__GOAL OF THE EXERCISE__
Drop the pictures and give back word for word the lines from the line holding "Clone this chart in Apache ECharts." to the line holding "var deltas = [0.5, 0.2, 0.9, -0.5, 2.1]", both included.

__DATASET RECORDS__

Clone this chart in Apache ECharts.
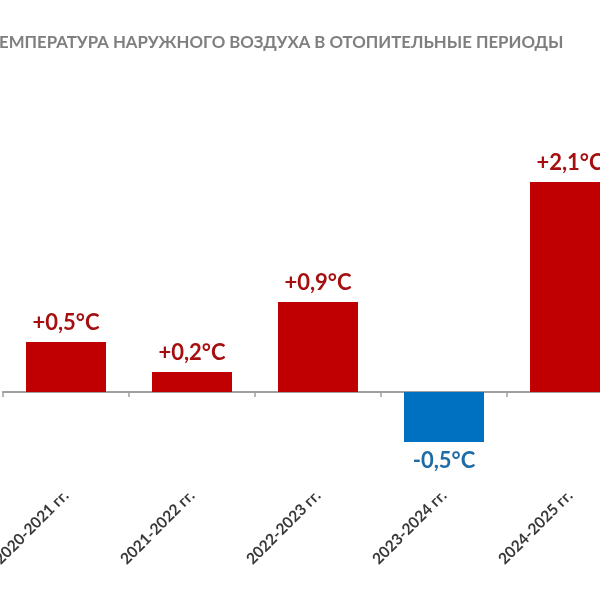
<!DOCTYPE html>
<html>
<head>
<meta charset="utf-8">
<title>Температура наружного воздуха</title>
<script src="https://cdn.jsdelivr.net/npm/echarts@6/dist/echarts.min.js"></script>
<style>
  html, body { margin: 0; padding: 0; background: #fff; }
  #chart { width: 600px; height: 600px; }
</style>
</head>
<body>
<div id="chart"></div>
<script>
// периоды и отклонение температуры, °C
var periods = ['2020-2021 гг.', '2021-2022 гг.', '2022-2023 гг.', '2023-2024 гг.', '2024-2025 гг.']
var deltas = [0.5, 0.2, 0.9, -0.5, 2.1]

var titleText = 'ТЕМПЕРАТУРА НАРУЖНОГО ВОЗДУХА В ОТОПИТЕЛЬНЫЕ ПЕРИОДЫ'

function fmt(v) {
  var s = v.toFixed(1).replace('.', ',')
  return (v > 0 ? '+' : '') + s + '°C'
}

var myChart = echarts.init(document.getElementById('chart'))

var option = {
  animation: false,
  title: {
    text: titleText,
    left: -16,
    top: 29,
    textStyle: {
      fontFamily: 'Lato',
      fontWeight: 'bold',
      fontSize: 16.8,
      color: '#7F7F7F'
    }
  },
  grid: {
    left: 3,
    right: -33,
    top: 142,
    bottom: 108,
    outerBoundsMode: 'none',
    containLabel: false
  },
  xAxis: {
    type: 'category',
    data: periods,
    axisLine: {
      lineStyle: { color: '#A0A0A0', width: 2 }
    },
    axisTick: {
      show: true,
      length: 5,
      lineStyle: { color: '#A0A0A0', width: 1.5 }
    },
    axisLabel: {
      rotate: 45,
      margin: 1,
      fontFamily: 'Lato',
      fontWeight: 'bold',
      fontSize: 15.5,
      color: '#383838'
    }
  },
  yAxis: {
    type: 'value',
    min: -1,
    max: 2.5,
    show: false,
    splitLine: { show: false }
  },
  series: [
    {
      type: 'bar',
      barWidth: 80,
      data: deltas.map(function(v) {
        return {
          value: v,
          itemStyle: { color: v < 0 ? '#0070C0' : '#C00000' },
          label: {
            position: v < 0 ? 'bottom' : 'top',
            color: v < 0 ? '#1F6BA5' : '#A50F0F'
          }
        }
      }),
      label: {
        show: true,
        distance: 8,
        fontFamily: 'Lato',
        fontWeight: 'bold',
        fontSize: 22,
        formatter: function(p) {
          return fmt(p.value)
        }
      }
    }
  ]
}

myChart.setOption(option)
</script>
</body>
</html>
...
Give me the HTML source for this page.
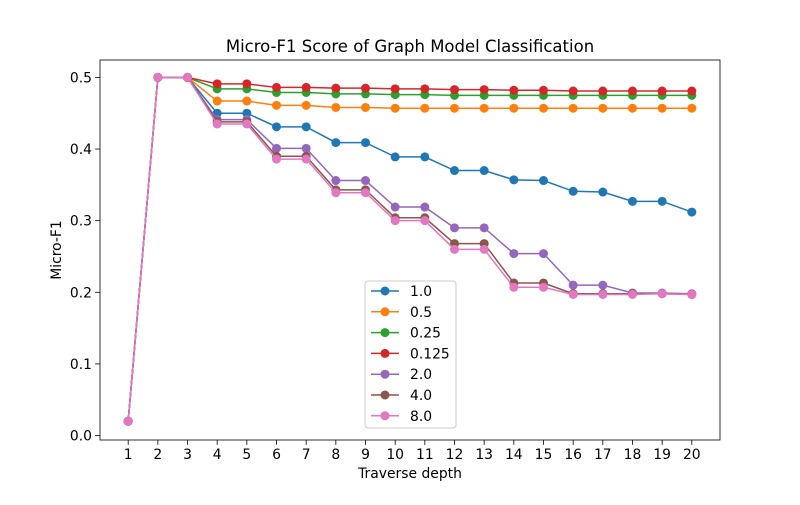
--
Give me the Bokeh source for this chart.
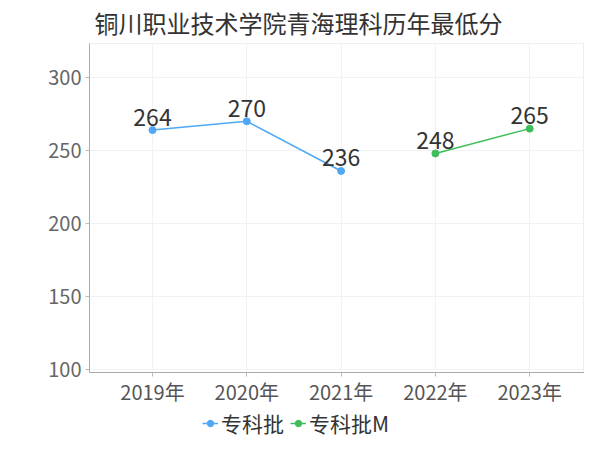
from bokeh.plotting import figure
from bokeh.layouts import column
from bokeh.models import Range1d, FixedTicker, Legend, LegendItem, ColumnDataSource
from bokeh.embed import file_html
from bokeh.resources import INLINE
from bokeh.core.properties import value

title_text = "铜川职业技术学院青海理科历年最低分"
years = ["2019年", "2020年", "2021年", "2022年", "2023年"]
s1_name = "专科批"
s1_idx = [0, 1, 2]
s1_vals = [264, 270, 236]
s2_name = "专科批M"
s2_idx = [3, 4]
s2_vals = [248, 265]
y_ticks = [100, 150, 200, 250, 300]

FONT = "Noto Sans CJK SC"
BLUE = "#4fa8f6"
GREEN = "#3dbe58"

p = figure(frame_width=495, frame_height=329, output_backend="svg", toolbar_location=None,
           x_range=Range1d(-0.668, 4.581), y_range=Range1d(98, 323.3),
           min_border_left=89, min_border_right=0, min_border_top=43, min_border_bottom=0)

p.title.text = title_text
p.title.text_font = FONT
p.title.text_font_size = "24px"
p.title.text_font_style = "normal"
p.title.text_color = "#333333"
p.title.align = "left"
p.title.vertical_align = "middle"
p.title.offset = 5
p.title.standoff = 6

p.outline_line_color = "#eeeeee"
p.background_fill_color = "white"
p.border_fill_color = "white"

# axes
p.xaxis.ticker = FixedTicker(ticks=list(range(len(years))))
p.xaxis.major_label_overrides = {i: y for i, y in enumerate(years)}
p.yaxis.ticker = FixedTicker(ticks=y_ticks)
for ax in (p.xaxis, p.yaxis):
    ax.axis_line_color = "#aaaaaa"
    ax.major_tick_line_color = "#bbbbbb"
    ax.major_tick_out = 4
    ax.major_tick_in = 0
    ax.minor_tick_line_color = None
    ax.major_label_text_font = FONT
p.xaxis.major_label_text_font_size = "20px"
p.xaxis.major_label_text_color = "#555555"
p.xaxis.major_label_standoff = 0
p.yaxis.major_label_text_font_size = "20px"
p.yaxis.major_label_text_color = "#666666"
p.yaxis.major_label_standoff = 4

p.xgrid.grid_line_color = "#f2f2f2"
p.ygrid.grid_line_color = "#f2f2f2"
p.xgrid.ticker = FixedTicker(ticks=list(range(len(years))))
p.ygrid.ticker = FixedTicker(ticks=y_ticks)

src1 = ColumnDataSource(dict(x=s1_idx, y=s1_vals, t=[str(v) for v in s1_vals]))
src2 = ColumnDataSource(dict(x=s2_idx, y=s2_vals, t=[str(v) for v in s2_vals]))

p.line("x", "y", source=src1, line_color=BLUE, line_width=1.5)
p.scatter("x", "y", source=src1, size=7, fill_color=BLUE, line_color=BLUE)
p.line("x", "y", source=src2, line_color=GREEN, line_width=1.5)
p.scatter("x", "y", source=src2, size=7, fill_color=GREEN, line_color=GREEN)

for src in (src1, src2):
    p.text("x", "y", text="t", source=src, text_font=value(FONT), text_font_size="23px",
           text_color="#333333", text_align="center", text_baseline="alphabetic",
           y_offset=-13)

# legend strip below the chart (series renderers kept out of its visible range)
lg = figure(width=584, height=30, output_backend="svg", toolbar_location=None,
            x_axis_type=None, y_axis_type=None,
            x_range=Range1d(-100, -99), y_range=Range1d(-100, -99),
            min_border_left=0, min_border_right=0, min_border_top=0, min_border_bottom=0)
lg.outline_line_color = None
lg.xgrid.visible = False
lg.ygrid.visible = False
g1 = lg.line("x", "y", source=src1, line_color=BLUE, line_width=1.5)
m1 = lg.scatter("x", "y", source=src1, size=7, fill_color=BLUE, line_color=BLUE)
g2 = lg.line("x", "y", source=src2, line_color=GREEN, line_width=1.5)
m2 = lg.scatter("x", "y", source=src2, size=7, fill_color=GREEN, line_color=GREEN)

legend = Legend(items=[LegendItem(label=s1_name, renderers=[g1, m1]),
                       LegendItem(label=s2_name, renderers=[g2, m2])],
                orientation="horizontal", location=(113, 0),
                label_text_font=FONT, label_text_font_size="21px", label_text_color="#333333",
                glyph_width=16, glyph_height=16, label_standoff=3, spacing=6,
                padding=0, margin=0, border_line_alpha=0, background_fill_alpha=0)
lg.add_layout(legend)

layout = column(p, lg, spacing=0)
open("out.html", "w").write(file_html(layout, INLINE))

__RESULT OF THIS EXERCISE__
Clone this chart in Apache ECharts.
<!DOCTYPE html>
<html>
<head>
<meta charset="utf-8">
<title>Температура наружного воздуха</title>
<script src="https://cdn.jsdelivr.net/npm/echarts@6/dist/echarts.min.js"></script>
<style>
  html, body { margin: 0; padding: 0; background: #fff; }
  #chart { width: 600px; height: 600px; }
</style>
</head>
<body>
<div id="chart"></div>
<script>
// периоды и отклонение температуры, °C
var periods = ['2020-2021 гг.', '2021-2022 гг.', '2022-2023 гг.', '2023-2024 гг.', '2024-2025 гг.']
var deltas = [0.5, 0.2, 0.9, -0.5, 2.1]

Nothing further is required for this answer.